I am working on the following problem: Let $(X_n),n\geq1$ be a non-decreasing sequence of non-negative random variables. Assume that $\sup_{n\geq1}E(X_n)<\infty$. Prove the following:
a) $(X_n)_{n\geq1}$ converges almost surely
b) Denote the limit with $X$. Show that $E(X)<\infty$
c) $E(X|\mathcal{G})=\lim_{n\to\infty}E(X_n|\mathcal{G})$
I think b) and c) can be proven trivially with Fatou's lemma, e.g.:
$E(X)=E(\liminf X_n) \leq \liminf E(X_n)< \infty$. Does that also imply the existence of $X$? I think it doesn't, but I can't find a theorem that would guarantee the existence. Any ideas for a)?
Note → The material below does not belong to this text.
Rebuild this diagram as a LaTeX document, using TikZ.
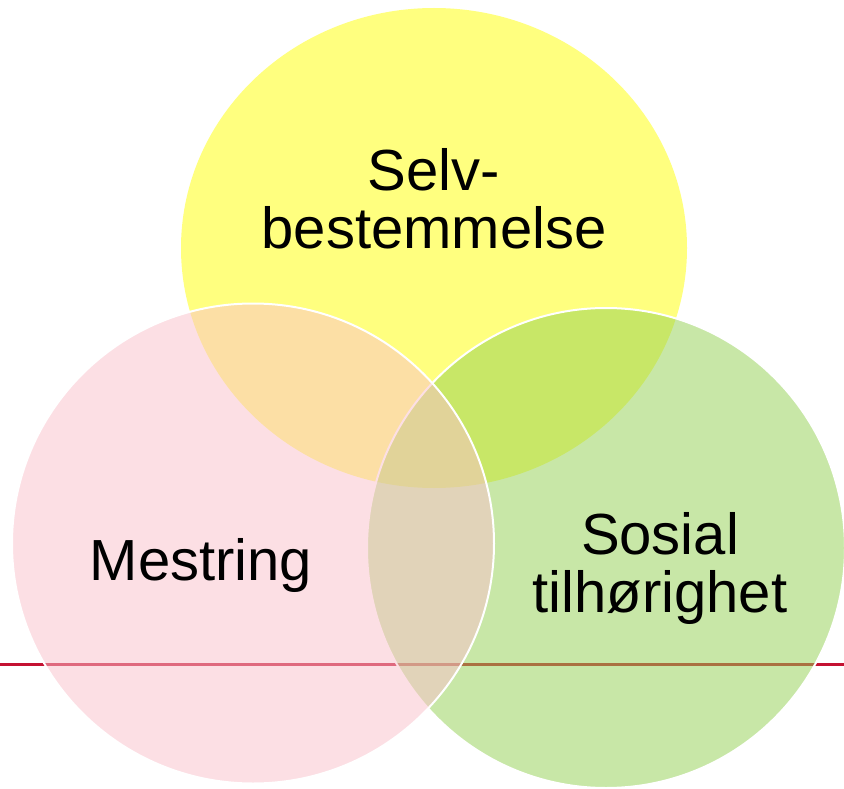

$(X_n)$ is non-negative and non-decreasing. This implies that $X=\lim X_n$ exists (but it may take the value $\infty$). Fatou's Lemma gives $EX <\infty$ and this implies that $X$ is almost surely finite valued.
Now $Z=\lim_n E(X_n|\mathcal G)$ exists for the same reason. To prove that $Z=E(X|\mathcal G)$ note that $Z$ is $\mathcal G-$ measurable and prove that $\int_A Z dP=\int_A XdP$ for all $A \in \mathcal G$. For this apply Monotone Convergence Theorem.